Malaysian Car Owners Less Satisfied With (But Expects More) From Service Centres
Local brands fared poorly.
The authorised vehicle service centres in Malaysia had better buck up! A recent study has found that their customers are increasingly dissatisfied with the service that they provide. The J.D. Power Asia Pacific 2014 Malaysia Customer Service Index (CSI) study measures the overall satisfaction level of new vehicle owners who had experienced the service of authorised service centres, whether maintenance or repair works, within the first two years of purchasing their cars.
Satisfaction were determined based on five areas: service quality (38%), vehicle pick-up (20%), service initiation (14%), service advisor (14%) and service facility (14%).
The study found that the overall satisfaction of new car owners in the country dropped by three points from last year, to 754 out of 1000. Worse news still for domestic brands, Perodua and Proton, which earned low ratings of 750 and 735 respectively.
The top four marques which scored the highest in overall customer service satisfaction were all Japanese: Toyota came out on top with the highest score of 777; in second place is Nissan with 776, and sharing the third spot are Isuzu and Mazda with 775. The other “mass market brands” included in the survey and in descending order of ratings are Honda, Mitsubishi and Suzuki, and the rest which were rated below average are Kia, Perodua, Ford, Hyundai, Proton and Volkswagen.

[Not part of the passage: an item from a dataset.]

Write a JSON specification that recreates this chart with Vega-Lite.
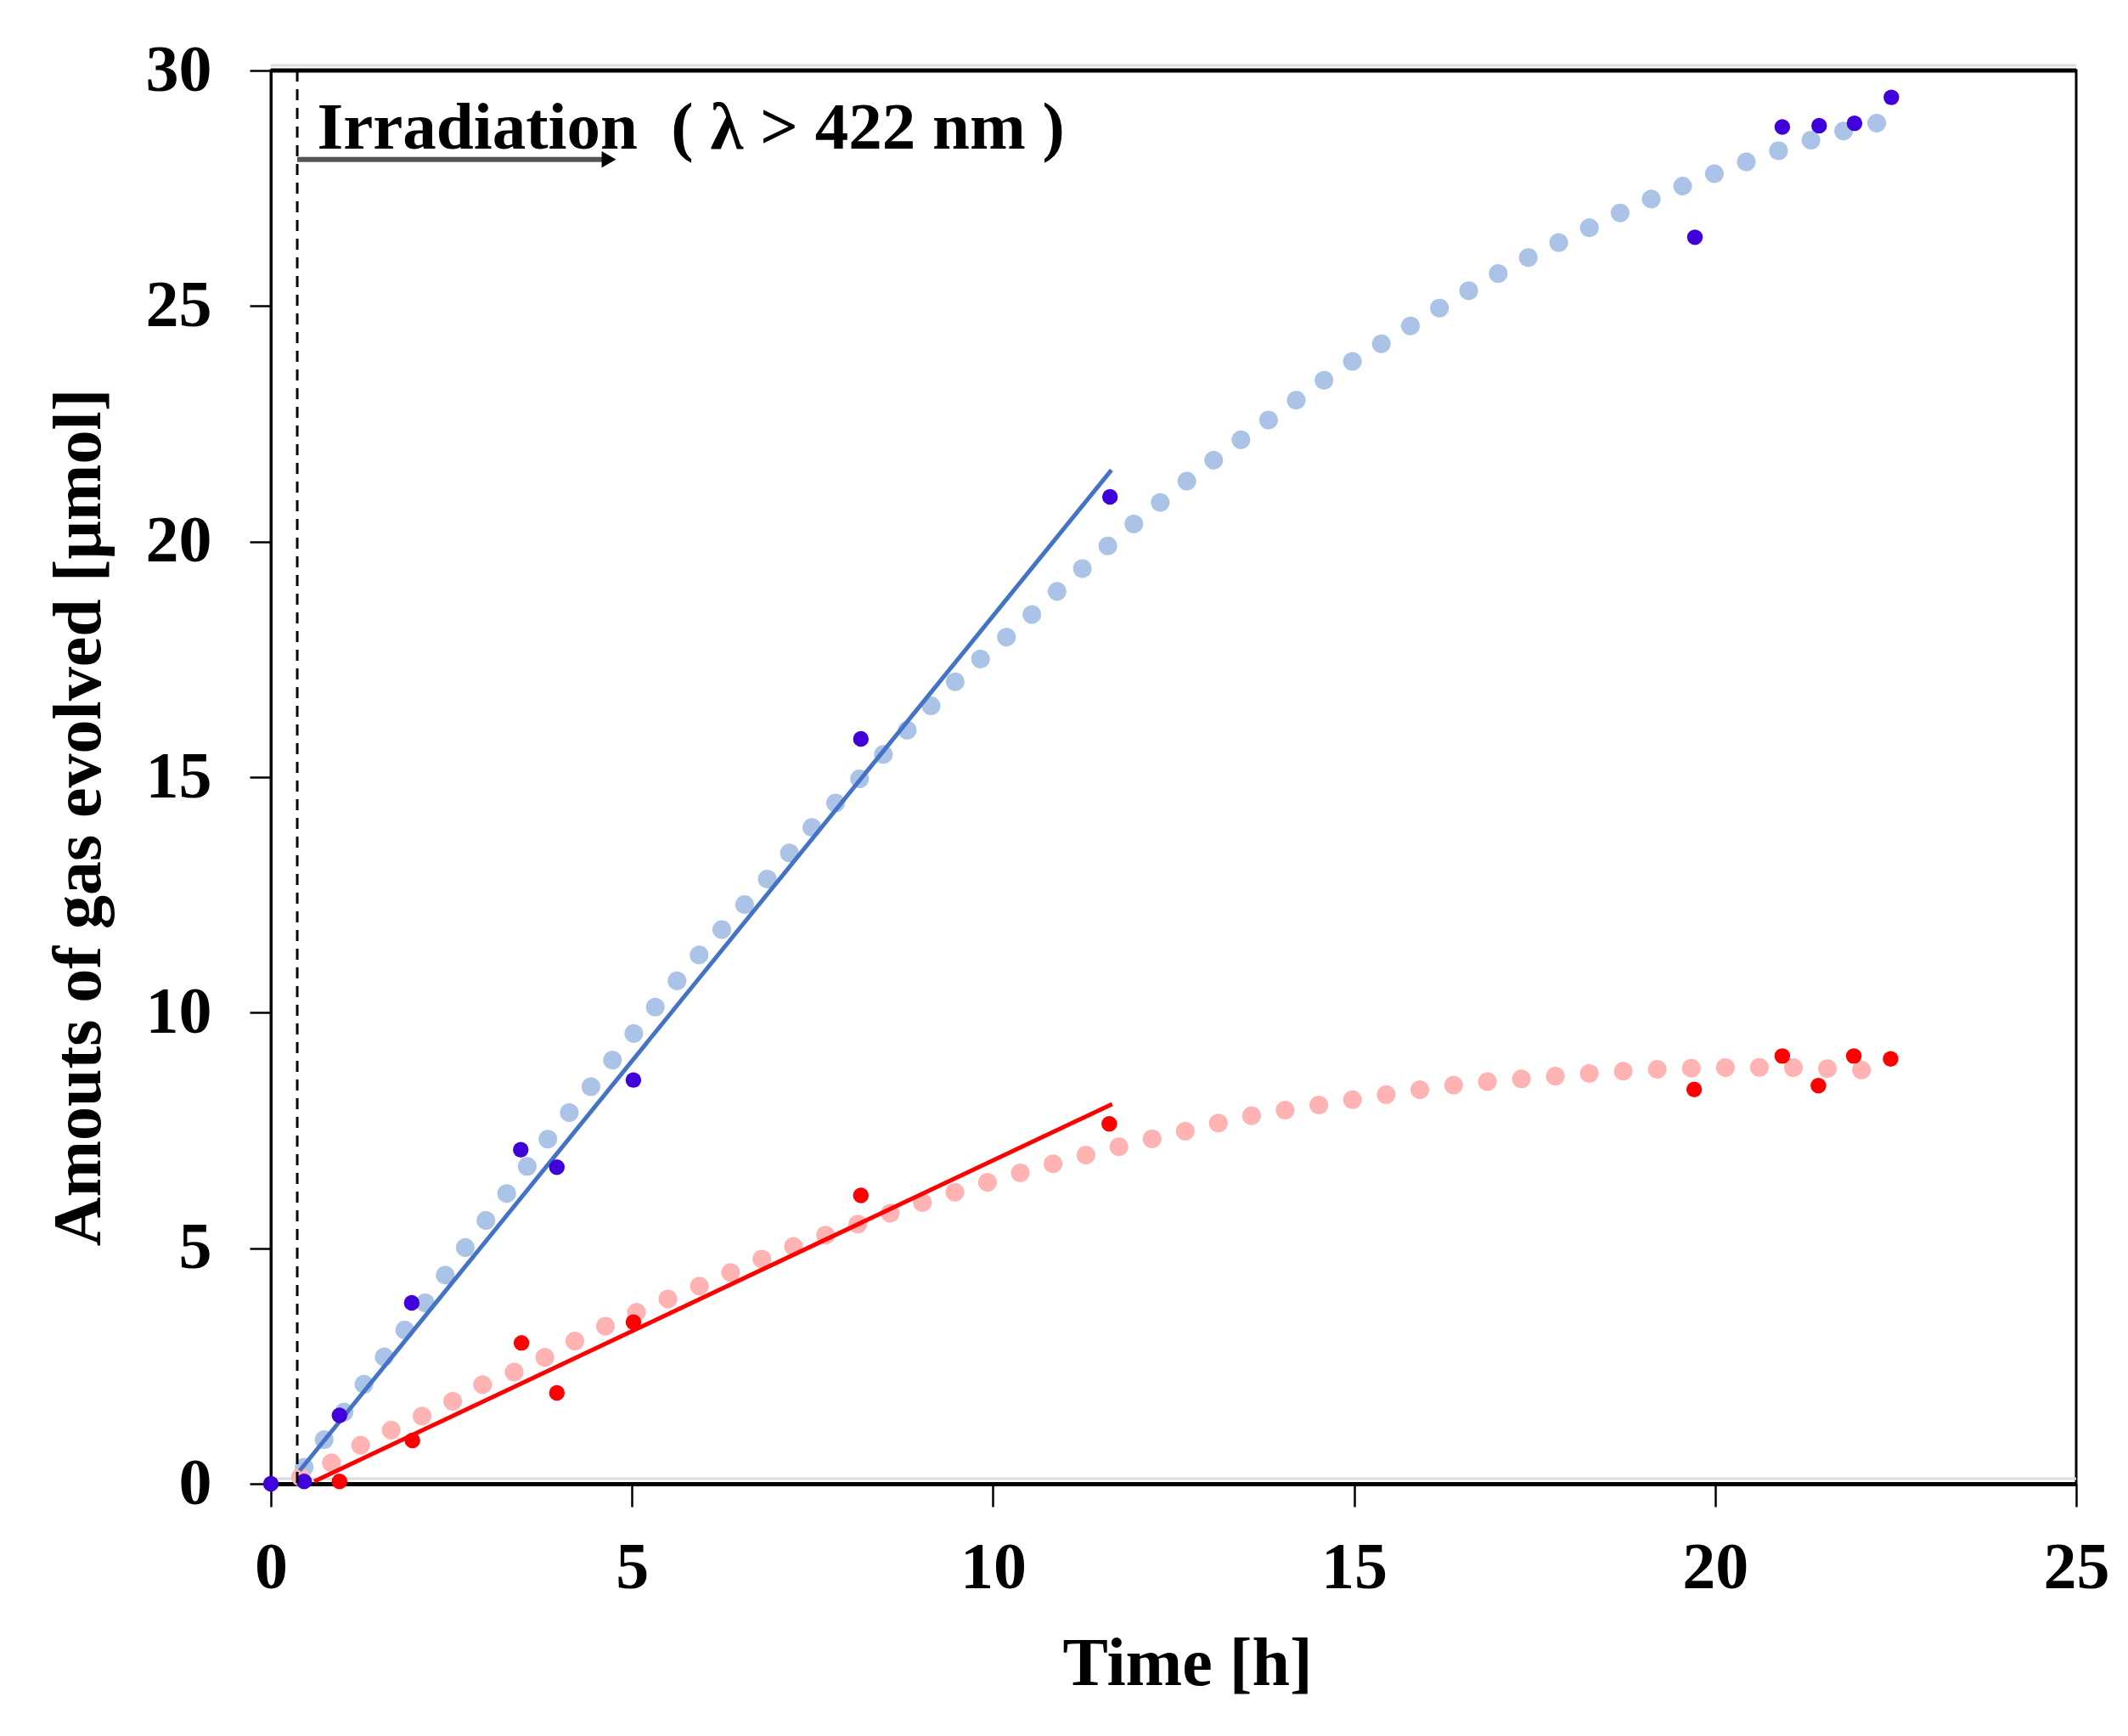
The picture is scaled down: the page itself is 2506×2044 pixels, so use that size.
{
  "$schema": "https://vega.github.io/schema/vega-lite/v6.json",
  "width": 2126,
  "height": 1664,
  "autosize": "none",
  "padding": {"left": 319, "top": 83, "right": 61, "bottom": 297},
  "background": "white",
  "config": {
    "view": {"stroke": "black", "strokeWidth": 3},
    "axis": {
      "grid": false,
      "domainColor": "black",
      "tickColor": "black",
      "tickWidth": 2.5,
      "labelColor": "black",
      "titleColor": "black",
      "labelFont": "Liberation Serif",
      "labelFontWeight": "bold",
      "labelFontSize": 78,
      "titleFont": "Liberation Serif",
      "titleFontWeight": "bold",
      "titleFontSize": 80,
      "labelFlush": false,
      "labelOverlap": false,
      "tickCount": 6
    },
    "axisX": {
      "domainWidth": 5,
      "tickSize": 27,
      "labelPadding": 33,
      "titleBaseline": "alphabetic",
      "titleY": 236,
      "titleX": 1079,
      "titleAlign": "center",
      "zindex": 1
    },
    "axisY": {
      "domainWidth": 3,
      "tickSize": 25,
      "labelPadding": 45,
      "titleAngle": 270,
      "titleBaseline": "alphabetic",
      "titleAlign": "center",
      "titleX": -202,
      "titleY": 879
    }
  },
  "datasets": {
    "one": [{"k": 1}],
    "bfit": [
      {"t": 0.46, "v": 0.35}, {"t": 0.84, "v": 1.15}, {"t": 1.46, "v": 2.47}, {"t": 2.08, "v": 3.72},
      {"t": 2.69, "v": 5.01}, {"t": 3.31, "v": 6.25}, {"t": 3.9, "v": 7.44}, {"t": 4.55, "v": 8.65},
      {"t": 5.18, "v": 9.85}, {"t": 5.82, "v": 11.03}, {"t": 6.83, "v": 12.76}, {"t": 7.46, "v": 13.88},
      {"t": 8.13, "v": 14.93}, {"t": 8.84, "v": 16.04}, {"t": 9.57, "v": 17.16}, {"t": 10.29, "v": 18.11},
      {"t": 10.98, "v": 19.07}, {"t": 11.69, "v": 20.04}, {"t": 12.47, "v": 21.02}, {"t": 13.22, "v": 21.92},
      {"t": 13.99, "v": 22.77}, {"t": 14.76, "v": 23.61}, {"t": 15.56, "v": 24.37}, {"t": 16.36, "v": 25.12},
      {"t": 17.2, "v": 25.86}, {"t": 18.04, "v": 26.5}, {"t": 18.86, "v": 27.1}, {"t": 19.72, "v": 27.65},
      {"t": 20.6, "v": 28.15}, {"t": 21.5, "v": 28.6}, {"t": 22.46, "v": 28.96}
    ],
    "rfit": [
      {"t": 0.41, "v": 0.14}, {"t": 0.82, "v": 0.43}, {"t": 1.21, "v": 0.79}, {"t": 1.6, "v": 1.09},
      {"t": 2.03, "v": 1.39}, {"t": 2.48, "v": 1.72}, {"t": 2.9, "v": 2.08}, {"t": 3.35, "v": 2.36},
      {"t": 3.79, "v": 2.68}, {"t": 4.21, "v": 3.03}, {"t": 5.06, "v": 3.64}, {"t": 5.94, "v": 4.2},
      {"t": 7.14, "v": 4.98}, {"t": 8.03, "v": 5.46}, {"t": 8.92, "v": 5.92}, {"t": 9.84, "v": 6.36},
      {"t": 10.73, "v": 6.75}, {"t": 11.68, "v": 7.13}, {"t": 12.62, "v": 7.47}, {"t": 13.54, "v": 7.8},
      {"t": 14.51, "v": 8.04}, {"t": 15.53, "v": 8.28}, {"t": 16.54, "v": 8.49}, {"t": 17.53, "v": 8.62},
      {"t": 18.54, "v": 8.74}, {"t": 19.61, "v": 8.82}, {"t": 20.7, "v": 8.84}, {"t": 21.77, "v": 8.8},
      {"t": 22.31, "v": 8.76}
    ],
    "bpts": [
      {"t": 0, "v": 0}, {"t": 0.46, "v": 0.05}, {"t": 0.95, "v": 1.45}, {"t": 1.95, "v": 3.84},
      {"t": 3.46, "v": 7.09}, {"t": 3.96, "v": 6.72}, {"t": 5.02, "v": 8.57}, {"t": 8.17, "v": 15.81},
      {"t": 11.62, "v": 20.95}, {"t": 19.72, "v": 26.46}, {"t": 20.93, "v": 28.8}, {"t": 21.44, "v": 28.83},
      {"t": 21.93, "v": 28.88}, {"t": 22.44, "v": 29.43}
    ],
    "rpts": [
      {"t": 0.95, "v": 0.05}, {"t": 1.96, "v": 0.92}, {"t": 3.47, "v": 2.99}, {"t": 3.96, "v": 1.93},
      {"t": 5.02, "v": 3.43}, {"t": 8.17, "v": 6.12}, {"t": 11.61, "v": 7.64}, {"t": 19.71, "v": 8.37},
      {"t": 20.93, "v": 9.08}, {"t": 21.43, "v": 8.45}, {"t": 21.92, "v": 9.08}, {"t": 22.43, "v": 9.02}
    ],
    "blin": [{"t": 0.4, "v": 0.28}, {"t": 11.64, "v": 21.52}],
    "rlin": [{"t": 0.6, "v": 0.05}, {"t": 11.65, "v": 8.06}]
  },
  "layer": [
    {
      "data": {"name": "one"},
      "mark": {"type": "rule", "color": "#dcdcdc", "strokeWidth": 3, "yOffset": -6},
      "encoding": {"y": {"datum": 0, "scale": {"domain": [0, 30], "nice": false}}}
    },
    {
      "data": {"name": "bfit"},
      "mark": {"type": "line", "color": "#abc3e6", "strokeWidth": 22, "strokeCap": "round", "strokeDash": [0.1, 40], "interpolate": "monotone"},
      "encoding": {
        "x": {"field": "t", "type": "quantitative", "title": "Time [h]", "scale": {"domain": [0, 25], "nice": false}},
        "y": {"field": "v", "type": "quantitative", "title": "Amouts of gas evolved [μmol]", "scale": {"domain": [0, 30], "nice": false}}
      }
    },
    {
      "data": {"name": "rfit"},
      "mark": {"type": "line", "color": "#ffb3b3", "strokeWidth": 22, "strokeCap": "round", "strokeDash": [0.1, 40], "interpolate": "monotone"},
      "encoding": {
        "x": {"field": "t", "type": "quantitative", "title": "Time [h]", "scale": {"domain": [0, 25], "nice": false}},
        "y": {"field": "v", "type": "quantitative", "title": "Amouts of gas evolved [μmol]", "scale": {"domain": [0, 30], "nice": false}}
      }
    },
    {
      "data": {"name": "blin"},
      "mark": {"type": "line", "color": "#4472c4", "strokeWidth": 5},
      "encoding": {
        "x": {"field": "t", "type": "quantitative", "title": "Time [h]", "scale": {"domain": [0, 25], "nice": false}},
        "y": {"field": "v", "type": "quantitative", "title": "Amouts of gas evolved [μmol]", "scale": {"domain": [0, 30], "nice": false}}
      }
    },
    {
      "data": {"name": "rlin"},
      "mark": {"type": "line", "color": "#ff0000", "strokeWidth": 5},
      "encoding": {
        "x": {"field": "t", "type": "quantitative", "title": "Time [h]", "scale": {"domain": [0, 25], "nice": false}},
        "y": {"field": "v", "type": "quantitative", "title": "Amouts of gas evolved [μmol]", "scale": {"domain": [0, 30], "nice": false}}
      }
    },
    {
      "data": {"name": "bpts"},
      "mark": {"type": "point", "shape": "circle", "filled": true, "opacity": 1, "color": "#4000dc", "size": 340},
      "encoding": {
        "x": {"field": "t", "type": "quantitative", "title": "Time [h]", "scale": {"domain": [0, 25], "nice": false}},
        "y": {"field": "v", "type": "quantitative", "title": "Amouts of gas evolved [μmol]", "scale": {"domain": [0, 30], "nice": false}}
      }
    },
    {
      "data": {"name": "rpts"},
      "mark": {"type": "point", "shape": "circle", "filled": true, "opacity": 1, "color": "#ff0000", "size": 340},
      "encoding": {
        "x": {"field": "t", "type": "quantitative", "title": "Time [h]", "scale": {"domain": [0, 25], "nice": false}},
        "y": {"field": "v", "type": "quantitative", "title": "Amouts of gas evolved [μmol]", "scale": {"domain": [0, 30], "nice": false}}
      }
    },
    {
      "data": {"name": "one"},
      "mark": {"type": "rule", "color": "black", "strokeWidth": 3, "strokeDash": [13, 9]},
      "encoding": {"x": {"datum": 0.365, "scale": {"domain": [0, 25], "nice": false}}}
    },
    {
      "data": {"name": "one"},
      "mark": {"type": "rule", "color": "#555555", "strokeWidth": 6},
      "encoding": {"x": {"datum": 0.365}, "x2": {"datum": 4.62}, "y": {"datum": 28.11}}
    },
    {
      "data": {"name": "one"},
      "mark": {"type": "point", "shape": "triangle-right", "filled": true, "opacity": 1, "color": "black", "size": 380},
      "encoding": {"x": {"datum": 4.68}, "y": {"datum": 28.11}}
    },
    {
      "data": {"name": "one"},
      "mark": {"type": "text", "text": "Irradiation\u00a0\u00a0( λ > 422 nm )", "align": "left", "baseline": "alphabetic", "font": "Liberation Serif", "fontWeight": "bold", "fontSize": 79, "color": "black"},
      "encoding": {"x": {"datum": 0.64}, "y": {"datum": 28.35}}
    },
    {
      "data": {"name": "one"},
      "mark": {"type": "rule", "color": "#dcdcdc", "strokeWidth": 3, "yOffset": -6},
      "encoding": {"y": {"datum": 30}}
    },
    {
      "data": {"name": "one"},
      "mark": {"type": "rule", "color": "black", "strokeWidth": 5},
      "encoding": {"y": {"datum": 30}}
    }
  ]
}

Rajaswaran Tharmalingam of J.D. Power said, “Brands need to focus on the entire process – from helping customers secure service appointments, to providing top-quality services, to faster service turnaround times, to having friendly and knowledgeable service advisors – all of which contribute to overall customer satisfaction.”
Additional services, besides the ones that the customer went in for, helped to improve customer satisfaction; for instance, washing and vacuuming the vehicle before handing the keys back to the customer and following-up with a post-service call. However, only 14% of the customers surveyed enjoyed these add-ons.
If one was to look for an excuse for the decline in satisfaction, the study also found that customers’ expectations had expanded. Last year’s study showed that customers expected service centres to meet only 17 out of 22 service standards to have what is considered a positive experience; this year’s study found that customers expected 19 standards to be met.
“Customers have higher expectations, so it’s vital that the automakers’ service centres strive to not only meet, but also exceed those expectations to deliver a satisfying experience for their customers,” Rajaswaran said.